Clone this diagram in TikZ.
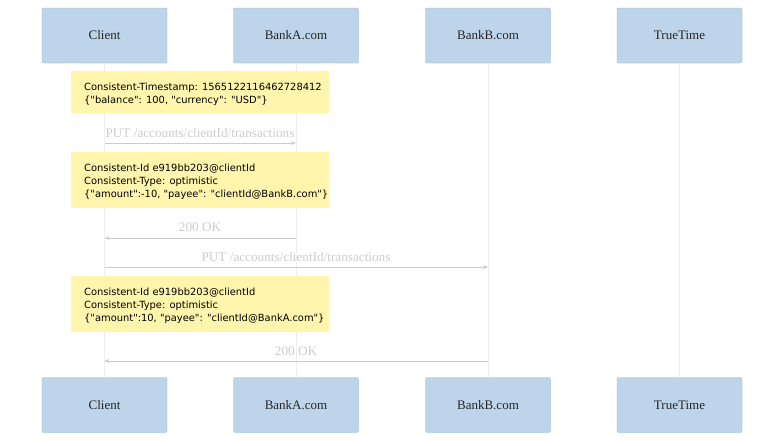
\documentclass[tikz,border=0pt]{standalone}
\usepackage{fontspec}
\setmainfont{Liberation Serif}
\newfontfamily\notefont{DejaVu Sans}
\usetikzlibrary{arrows.meta}
\definecolor{actfill}{HTML}{BED4EA}
\definecolor{actdraw}{HTML}{8DB5DE}
\definecolor{notefill}{HTML}{FFF5AD}
\definecolor{lifecol}{HTML}{EEEEEE}
\definecolor{msgcol}{HTML}{CCCCCC}
\tikzset{
  actor/.style={draw=actdraw, fill=actfill, rounded corners=2pt, minimum width=125pt, minimum height=55pt, inner sep=0pt, font=\fontsize{13}{15}\selectfont, text=black!85},
  notebox/.style={fill=notefill, minimum width=258pt, inner sep=0pt},
  notetext/.style={anchor=north west, align=left, inner sep=0pt, font=\notefont\fontsize{9.9}{13.3}\selectfont, text=black},
  lifeline/.style={draw=lifecol, line width=0.8pt},
  msg/.style={draw=msgcol, line width=0.8pt, -{Stealth[length=5pt,width=4pt]}},
  msglabel/.style={text=msgcol, font=\fontsize{13.2}{15}\selectfont, inner sep=0pt}
}
\begin{document}
\begin{tikzpicture}[x=1pt,y=-1pt]
\useasboundingbox (0,0) rectangle (784,445);
% actors top
\node[actor] (ct) at (104.5,35.5) {Client};
\node[actor] (at) at (296,35.5) {BankA.com};
\node[actor] (bt) at (488,35.5) {BankB.com};
\node[actor] (tt) at (679.5,35.5) {TrueTime};
% actors bottom
\node[actor] (cb) at (104.5,405) {Client};
\node[actor] (ab) at (296,405) {BankA.com};
\node[actor] (bb) at (488,405) {BankB.com};
\node[actor] (tb) at (679.5,405) {TrueTime};
% lifelines
\draw[lifeline] (ct) -- (cb);
\draw[lifeline] (at) -- (ab);
\draw[lifeline] (bt) -- (bb);
\draw[lifeline] (tt) -- (tb);
% note 1
\node[notebox, minimum height=42pt] (n1) at (200,92) {};
\node[notetext] (n1t) at (84,82.5) {Consistent-Timestamp: 1565122116462728412\\\{"balance": 100, "currency": "USD"\}};
% message 1
\coordinate (m1s) at (104.5,143);
\coordinate (m1e) at (296,143);
\draw[msg] (m1s) -- (m1e);
\node[msglabel] (l1) at (200,133) {PUT /accounts/clientId/transactions};
% note 2
\node[notebox, minimum height=56pt] (n2) at (200,180) {};
\node[notetext] (n2t) at (84,163.5) {Consistent-Id e919bb203@clientId\\Consistent-Type: optimistic\\\{"amount":-10, "payee": "clientId@BankB.com"\}};
% message 2
\coordinate (m2s) at (296,238);
\coordinate (m2e) at (104.5,238);
\draw[msg] (m2s) -- (m2e);
\node[msglabel] (l2) at (200,227) {200 OK};
% message 3
\coordinate (m3s) at (104.5,267);
\coordinate (m3e) at (488,267);
\draw[msg] (m3s) -- (m3e);
\node[msglabel] (l3) at (296,257) {PUT /accounts/clientId/transactions};
% note 3
\node[notebox, minimum height=56pt] (n3) at (200,304) {};
\node[notetext] (n3t) at (84,287.5) {Consistent-Id e919bb203@clientId\\Consistent-Type: optimistic\\\{"amount":10, "payee": "clientId@BankA.com"\}};
% message 4
\coordinate (m4s) at (488,361);
\coordinate (m4e) at (104.5,361);
\draw[msg] (m4s) -- (m4e);
\node[msglabel] (l4) at (296,351) {200 OK};
\end{tikzpicture}
\end{document}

*****

Work to do. Reproduce the whole listing word for word, setting aside any pictures.

Task answer.
Clone this diagram in TikZ.
\documentclass[tikz,border=0pt]{standalone}
\usepackage{fontspec}
\setmainfont{Liberation Serif}
\newfontfamily\notefont{DejaVu Sans}
\usetikzlibrary{arrows.meta}
\definecolor{actfill}{HTML}{BED4EA}
\definecolor{actdraw}{HTML}{8DB5DE}
\definecolor{notefill}{HTML}{FFF5AD}
\definecolor{lifecol}{HTML}{EEEEEE}
\definecolor{msgcol}{HTML}{CCCCCC}
\tikzset{
  actor/.style={draw=actdraw, fill=actfill, rounded corners=2pt, minimum width=125pt, minimum height=55pt, inner sep=0pt, font=\fontsize{13}{15}\selectfont, text=black!85},
  notebox/.style={fill=notefill, minimum width=258pt, inner sep=0pt},
  notetext/.style={anchor=north west, align=left, inner sep=0pt, font=\notefont\fontsize{9.9}{13.3}\selectfont, text=black},
  lifeline/.style={draw=lifecol, line width=0.8pt},
  msg/.style={draw=msgcol, line width=0.8pt, -{Stealth[length=5pt,width=4pt]}},
  msglabel/.style={text=msgcol, font=\fontsize{13.2}{15}\selectfont, inner sep=0pt}
}
\begin{document}
\begin{tikzpicture}[x=1pt,y=-1pt]
\useasboundingbox (0,0) rectangle (784,445);
% actors top
\node[actor] (ct) at (104.5,35.5) {Client};
\node[actor] (at) at (296,35.5) {BankA.com};
\node[actor] (bt) at (488,35.5) {BankB.com};
\node[actor] (tt) at (679.5,35.5) {TrueTime};
% actors bottom
\node[actor] (cb) at (104.5,405) {Client};
\node[actor] (ab) at (296,405) {BankA.com};
\node[actor] (bb) at (488,405) {BankB.com};
\node[actor] (tb) at (679.5,405) {TrueTime};
% lifelines
\draw[lifeline] (ct) -- (cb);
\draw[lifeline] (at) -- (ab);
\draw[lifeline] (bt) -- (bb);
\draw[lifeline] (tt) -- (tb);
% note 1
\node[notebox, minimum height=42pt] (n1) at (200,92) {};
\node[notetext] (n1t) at (84,82.5) {Consistent-Timestamp: 1565122116462728412\\\{"balance": 100, "currency": "USD"\}};
% message 1
\coordinate (m1s) at (104.5,143);
\coordinate (m1e) at (296,143);
\draw[msg] (m1s) -- (m1e);
\node[msglabel] (l1) at (200,133) {PUT /accounts/clientId/transactions};
% note 2
\node[notebox, minimum height=56pt] (n2) at (200,180) {};
\node[notetext] (n2t) at (84,163.5) {Consistent-Id e919bb203@clientId\\Consistent-Type: optimistic\\\{"amount":-10, "payee": "clientId@BankB.com"\}};
% message 2
\coordinate (m2s) at (296,238);
\coordinate (m2e) at (104.5,238);
\draw[msg] (m2s) -- (m2e);
\node[msglabel] (l2) at (200,227) {200 OK};
% message 3
\coordinate (m3s) at (104.5,267);
\coordinate (m3e) at (488,267);
\draw[msg] (m3s) -- (m3e);
\node[msglabel] (l3) at (296,257) {PUT /accounts/clientId/transactions};
% note 3
\node[notebox, minimum height=56pt] (n3) at (200,304) {};
\node[notetext] (n3t) at (84,287.5) {Consistent-Id e919bb203@clientId\\Consistent-Type: optimistic\\\{"amount":10, "payee": "clientId@BankA.com"\}};
% message 4
\coordinate (m4s) at (488,361);
\coordinate (m4e) at (104.5,361);
\draw[msg] (m4s) -- (m4e);
\node[msglabel] (l4) at (296,351) {200 OK};
\end{tikzpicture}
\end{document}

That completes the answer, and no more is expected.